• [AIM OF THE EXERCISE]
Repeat every record below exactly as it appears.

[Begin THE RECORDS]

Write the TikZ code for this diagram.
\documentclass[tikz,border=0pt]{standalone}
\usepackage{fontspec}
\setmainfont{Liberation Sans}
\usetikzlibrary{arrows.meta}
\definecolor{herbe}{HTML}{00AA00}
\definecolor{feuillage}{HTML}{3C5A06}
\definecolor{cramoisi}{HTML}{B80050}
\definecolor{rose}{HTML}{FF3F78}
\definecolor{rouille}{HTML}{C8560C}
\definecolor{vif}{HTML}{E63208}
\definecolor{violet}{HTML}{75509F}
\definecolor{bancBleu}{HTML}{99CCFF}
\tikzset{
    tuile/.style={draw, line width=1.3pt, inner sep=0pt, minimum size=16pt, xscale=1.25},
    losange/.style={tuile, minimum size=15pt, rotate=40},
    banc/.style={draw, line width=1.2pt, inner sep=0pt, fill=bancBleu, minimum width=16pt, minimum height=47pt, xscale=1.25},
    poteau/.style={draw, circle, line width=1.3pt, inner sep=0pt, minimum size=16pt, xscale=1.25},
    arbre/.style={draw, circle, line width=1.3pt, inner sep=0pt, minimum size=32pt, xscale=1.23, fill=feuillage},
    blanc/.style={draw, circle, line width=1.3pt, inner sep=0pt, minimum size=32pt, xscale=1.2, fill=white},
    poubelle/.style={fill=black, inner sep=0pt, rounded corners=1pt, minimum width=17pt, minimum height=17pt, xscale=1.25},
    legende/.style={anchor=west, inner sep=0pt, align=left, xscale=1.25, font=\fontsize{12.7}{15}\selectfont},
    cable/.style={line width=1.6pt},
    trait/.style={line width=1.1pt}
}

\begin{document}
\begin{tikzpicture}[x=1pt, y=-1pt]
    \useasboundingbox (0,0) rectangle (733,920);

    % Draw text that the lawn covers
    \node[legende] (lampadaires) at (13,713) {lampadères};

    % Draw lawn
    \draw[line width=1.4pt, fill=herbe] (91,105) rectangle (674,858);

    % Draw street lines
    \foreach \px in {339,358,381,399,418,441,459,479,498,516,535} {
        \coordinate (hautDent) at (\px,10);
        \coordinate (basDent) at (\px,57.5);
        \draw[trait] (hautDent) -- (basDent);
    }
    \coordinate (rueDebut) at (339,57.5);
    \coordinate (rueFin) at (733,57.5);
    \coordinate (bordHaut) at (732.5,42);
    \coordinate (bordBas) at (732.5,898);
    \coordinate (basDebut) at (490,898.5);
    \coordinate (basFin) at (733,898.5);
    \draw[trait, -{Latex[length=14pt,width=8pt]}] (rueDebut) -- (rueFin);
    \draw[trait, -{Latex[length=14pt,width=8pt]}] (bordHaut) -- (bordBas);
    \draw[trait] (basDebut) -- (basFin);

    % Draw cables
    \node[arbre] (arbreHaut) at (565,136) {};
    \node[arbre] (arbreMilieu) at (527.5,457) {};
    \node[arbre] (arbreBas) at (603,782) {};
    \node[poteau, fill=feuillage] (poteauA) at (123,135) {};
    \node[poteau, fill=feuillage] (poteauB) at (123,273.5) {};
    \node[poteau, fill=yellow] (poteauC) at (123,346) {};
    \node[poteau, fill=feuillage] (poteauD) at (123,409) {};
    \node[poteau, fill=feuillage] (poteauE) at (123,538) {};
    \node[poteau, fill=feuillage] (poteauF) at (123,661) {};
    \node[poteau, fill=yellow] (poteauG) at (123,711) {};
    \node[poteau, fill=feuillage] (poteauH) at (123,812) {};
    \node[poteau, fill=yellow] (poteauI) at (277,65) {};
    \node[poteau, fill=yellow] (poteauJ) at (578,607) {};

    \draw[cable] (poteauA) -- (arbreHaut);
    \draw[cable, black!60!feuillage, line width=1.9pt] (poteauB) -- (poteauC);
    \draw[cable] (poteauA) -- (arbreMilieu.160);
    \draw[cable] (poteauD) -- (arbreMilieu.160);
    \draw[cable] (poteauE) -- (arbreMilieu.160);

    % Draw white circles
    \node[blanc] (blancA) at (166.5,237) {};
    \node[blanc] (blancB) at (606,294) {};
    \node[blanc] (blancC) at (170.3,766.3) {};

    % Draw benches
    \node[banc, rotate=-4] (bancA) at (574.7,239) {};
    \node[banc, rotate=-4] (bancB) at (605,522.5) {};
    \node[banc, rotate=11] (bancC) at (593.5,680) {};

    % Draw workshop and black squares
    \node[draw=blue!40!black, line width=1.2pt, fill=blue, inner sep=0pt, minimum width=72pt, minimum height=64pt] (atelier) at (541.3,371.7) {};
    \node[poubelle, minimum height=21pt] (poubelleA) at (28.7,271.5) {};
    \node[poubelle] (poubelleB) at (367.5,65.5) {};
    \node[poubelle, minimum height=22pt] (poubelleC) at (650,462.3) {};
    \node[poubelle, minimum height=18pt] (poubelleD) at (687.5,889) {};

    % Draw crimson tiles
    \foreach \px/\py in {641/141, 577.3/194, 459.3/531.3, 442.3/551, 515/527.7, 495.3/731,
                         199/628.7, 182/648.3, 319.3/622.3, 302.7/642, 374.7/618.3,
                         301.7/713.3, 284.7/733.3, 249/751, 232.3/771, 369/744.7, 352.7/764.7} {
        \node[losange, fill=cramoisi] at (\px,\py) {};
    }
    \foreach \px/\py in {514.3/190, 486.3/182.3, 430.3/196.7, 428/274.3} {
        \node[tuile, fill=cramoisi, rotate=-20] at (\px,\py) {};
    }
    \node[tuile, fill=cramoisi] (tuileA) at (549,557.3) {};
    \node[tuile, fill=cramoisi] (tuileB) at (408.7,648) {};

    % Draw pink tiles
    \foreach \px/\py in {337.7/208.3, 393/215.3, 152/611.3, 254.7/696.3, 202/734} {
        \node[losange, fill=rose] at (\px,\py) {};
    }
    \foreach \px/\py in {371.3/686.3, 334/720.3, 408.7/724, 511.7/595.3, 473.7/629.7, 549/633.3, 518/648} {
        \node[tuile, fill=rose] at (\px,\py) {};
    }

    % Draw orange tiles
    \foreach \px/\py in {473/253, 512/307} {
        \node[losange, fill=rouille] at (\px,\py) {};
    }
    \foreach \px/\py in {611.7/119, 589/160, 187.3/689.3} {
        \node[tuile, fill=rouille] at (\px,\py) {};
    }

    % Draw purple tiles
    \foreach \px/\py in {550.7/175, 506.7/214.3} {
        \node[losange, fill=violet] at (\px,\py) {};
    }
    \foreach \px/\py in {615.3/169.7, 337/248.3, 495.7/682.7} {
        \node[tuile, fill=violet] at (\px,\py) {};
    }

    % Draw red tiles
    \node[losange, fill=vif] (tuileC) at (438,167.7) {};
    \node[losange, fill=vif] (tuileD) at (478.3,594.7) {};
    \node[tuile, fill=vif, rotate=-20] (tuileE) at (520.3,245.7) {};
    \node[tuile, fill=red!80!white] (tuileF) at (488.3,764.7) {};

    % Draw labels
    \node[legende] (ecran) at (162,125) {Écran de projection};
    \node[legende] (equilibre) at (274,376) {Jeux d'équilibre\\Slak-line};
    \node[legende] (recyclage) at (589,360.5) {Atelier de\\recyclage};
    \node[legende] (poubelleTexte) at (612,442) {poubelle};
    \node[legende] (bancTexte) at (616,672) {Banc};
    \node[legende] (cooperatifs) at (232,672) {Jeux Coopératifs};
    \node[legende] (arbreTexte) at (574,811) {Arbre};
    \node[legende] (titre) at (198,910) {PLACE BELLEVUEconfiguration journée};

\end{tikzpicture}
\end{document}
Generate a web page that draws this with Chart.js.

[End THE RECORDS]

• [RESPONSE TO THIS TASK]
Write the TikZ code for this diagram.
\documentclass[tikz,border=0pt]{standalone}
\usepackage{fontspec}
\setmainfont{Liberation Sans}
\usetikzlibrary{arrows.meta}
\definecolor{herbe}{HTML}{00AA00}
\definecolor{feuillage}{HTML}{3C5A06}
\definecolor{cramoisi}{HTML}{B80050}
\definecolor{rose}{HTML}{FF3F78}
\definecolor{rouille}{HTML}{C8560C}
\definecolor{vif}{HTML}{E63208}
\definecolor{violet}{HTML}{75509F}
\definecolor{bancBleu}{HTML}{99CCFF}
\tikzset{
    tuile/.style={draw, line width=1.3pt, inner sep=0pt, minimum size=16pt, xscale=1.25},
    losange/.style={tuile, minimum size=15pt, rotate=40},
    banc/.style={draw, line width=1.2pt, inner sep=0pt, fill=bancBleu, minimum width=16pt, minimum height=47pt, xscale=1.25},
    poteau/.style={draw, circle, line width=1.3pt, inner sep=0pt, minimum size=16pt, xscale=1.25},
    arbre/.style={draw, circle, line width=1.3pt, inner sep=0pt, minimum size=32pt, xscale=1.23, fill=feuillage},
    blanc/.style={draw, circle, line width=1.3pt, inner sep=0pt, minimum size=32pt, xscale=1.2, fill=white},
    poubelle/.style={fill=black, inner sep=0pt, rounded corners=1pt, minimum width=17pt, minimum height=17pt, xscale=1.25},
    legende/.style={anchor=west, inner sep=0pt, align=left, xscale=1.25, font=\fontsize{12.7}{15}\selectfont},
    cable/.style={line width=1.6pt},
    trait/.style={line width=1.1pt}
}

\begin{document}
\begin{tikzpicture}[x=1pt, y=-1pt]
    \useasboundingbox (0,0) rectangle (733,920);

    % Draw text that the lawn covers
    \node[legende] (lampadaires) at (13,713) {lampadères};

    % Draw lawn
    \draw[line width=1.4pt, fill=herbe] (91,105) rectangle (674,858);

    % Draw street lines
    \foreach \px in {339,358,381,399,418,441,459,479,498,516,535} {
        \coordinate (hautDent) at (\px,10);
        \coordinate (basDent) at (\px,57.5);
        \draw[trait] (hautDent) -- (basDent);
    }
    \coordinate (rueDebut) at (339,57.5);
    \coordinate (rueFin) at (733,57.5);
    \coordinate (bordHaut) at (732.5,42);
    \coordinate (bordBas) at (732.5,898);
    \coordinate (basDebut) at (490,898.5);
    \coordinate (basFin) at (733,898.5);
    \draw[trait, -{Latex[length=14pt,width=8pt]}] (rueDebut) -- (rueFin);
    \draw[trait, -{Latex[length=14pt,width=8pt]}] (bordHaut) -- (bordBas);
    \draw[trait] (basDebut) -- (basFin);

    % Draw cables
    \node[arbre] (arbreHaut) at (565,136) {};
    \node[arbre] (arbreMilieu) at (527.5,457) {};
    \node[arbre] (arbreBas) at (603,782) {};
    \node[poteau, fill=feuillage] (poteauA) at (123,135) {};
    \node[poteau, fill=feuillage] (poteauB) at (123,273.5) {};
    \node[poteau, fill=yellow] (poteauC) at (123,346) {};
    \node[poteau, fill=feuillage] (poteauD) at (123,409) {};
    \node[poteau, fill=feuillage] (poteauE) at (123,538) {};
    \node[poteau, fill=feuillage] (poteauF) at (123,661) {};
    \node[poteau, fill=yellow] (poteauG) at (123,711) {};
    \node[poteau, fill=feuillage] (poteauH) at (123,812) {};
    \node[poteau, fill=yellow] (poteauI) at (277,65) {};
    \node[poteau, fill=yellow] (poteauJ) at (578,607) {};

    \draw[cable] (poteauA) -- (arbreHaut);
    \draw[cable, black!60!feuillage, line width=1.9pt] (poteauB) -- (poteauC);
    \draw[cable] (poteauA) -- (arbreMilieu.160);
    \draw[cable] (poteauD) -- (arbreMilieu.160);
    \draw[cable] (poteauE) -- (arbreMilieu.160);

    % Draw white circles
    \node[blanc] (blancA) at (166.5,237) {};
    \node[blanc] (blancB) at (606,294) {};
    \node[blanc] (blancC) at (170.3,766.3) {};

    % Draw benches
    \node[banc, rotate=-4] (bancA) at (574.7,239) {};
    \node[banc, rotate=-4] (bancB) at (605,522.5) {};
    \node[banc, rotate=11] (bancC) at (593.5,680) {};

    % Draw workshop and black squares
    \node[draw=blue!40!black, line width=1.2pt, fill=blue, inner sep=0pt, minimum width=72pt, minimum height=64pt] (atelier) at (541.3,371.7) {};
    \node[poubelle, minimum height=21pt] (poubelleA) at (28.7,271.5) {};
    \node[poubelle] (poubelleB) at (367.5,65.5) {};
    \node[poubelle, minimum height=22pt] (poubelleC) at (650,462.3) {};
    \node[poubelle, minimum height=18pt] (poubelleD) at (687.5,889) {};

    % Draw crimson tiles
    \foreach \px/\py in {641/141, 577.3/194, 459.3/531.3, 442.3/551, 515/527.7, 495.3/731,
                         199/628.7, 182/648.3, 319.3/622.3, 302.7/642, 374.7/618.3,
                         301.7/713.3, 284.7/733.3, 249/751, 232.3/771, 369/744.7, 352.7/764.7} {
        \node[losange, fill=cramoisi] at (\px,\py) {};
    }
    \foreach \px/\py in {514.3/190, 486.3/182.3, 430.3/196.7, 428/274.3} {
        \node[tuile, fill=cramoisi, rotate=-20] at (\px,\py) {};
    }
    \node[tuile, fill=cramoisi] (tuileA) at (549,557.3) {};
    \node[tuile, fill=cramoisi] (tuileB) at (408.7,648) {};

    % Draw pink tiles
    \foreach \px/\py in {337.7/208.3, 393/215.3, 152/611.3, 254.7/696.3, 202/734} {
        \node[losange, fill=rose] at (\px,\py) {};
    }
    \foreach \px/\py in {371.3/686.3, 334/720.3, 408.7/724, 511.7/595.3, 473.7/629.7, 549/633.3, 518/648} {
        \node[tuile, fill=rose] at (\px,\py) {};
    }

    % Draw orange tiles
    \foreach \px/\py in {473/253, 512/307} {
        \node[losange, fill=rouille] at (\px,\py) {};
    }
    \foreach \px/\py in {611.7/119, 589/160, 187.3/689.3} {
        \node[tuile, fill=rouille] at (\px,\py) {};
    }

    % Draw purple tiles
    \foreach \px/\py in {550.7/175, 506.7/214.3} {
        \node[losange, fill=violet] at (\px,\py) {};
    }
    \foreach \px/\py in {615.3/169.7, 337/248.3, 495.7/682.7} {
        \node[tuile, fill=violet] at (\px,\py) {};
    }

    % Draw red tiles
    \node[losange, fill=vif] (tuileC) at (438,167.7) {};
    \node[losange, fill=vif] (tuileD) at (478.3,594.7) {};
    \node[tuile, fill=vif, rotate=-20] (tuileE) at (520.3,245.7) {};
    \node[tuile, fill=red!80!white] (tuileF) at (488.3,764.7) {};

    % Draw labels
    \node[legende] (ecran) at (162,125) {Écran de projection};
    \node[legende] (equilibre) at (274,376) {Jeux d'équilibre\\Slak-line};
    \node[legende] (recyclage) at (589,360.5) {Atelier de\\recyclage};
    \node[legende] (poubelleTexte) at (612,442) {poubelle};
    \node[legende] (bancTexte) at (616,672) {Banc};
    \node[legende] (cooperatifs) at (232,672) {Jeux Coopératifs};
    \node[legende] (arbreTexte) at (574,811) {Arbre};
    \node[legende] (titre) at (198,910) {PLACE BELLEVUEconfiguration journée};

\end{tikzpicture}
\end{document}
Generate a web page that draws this with Chart.js.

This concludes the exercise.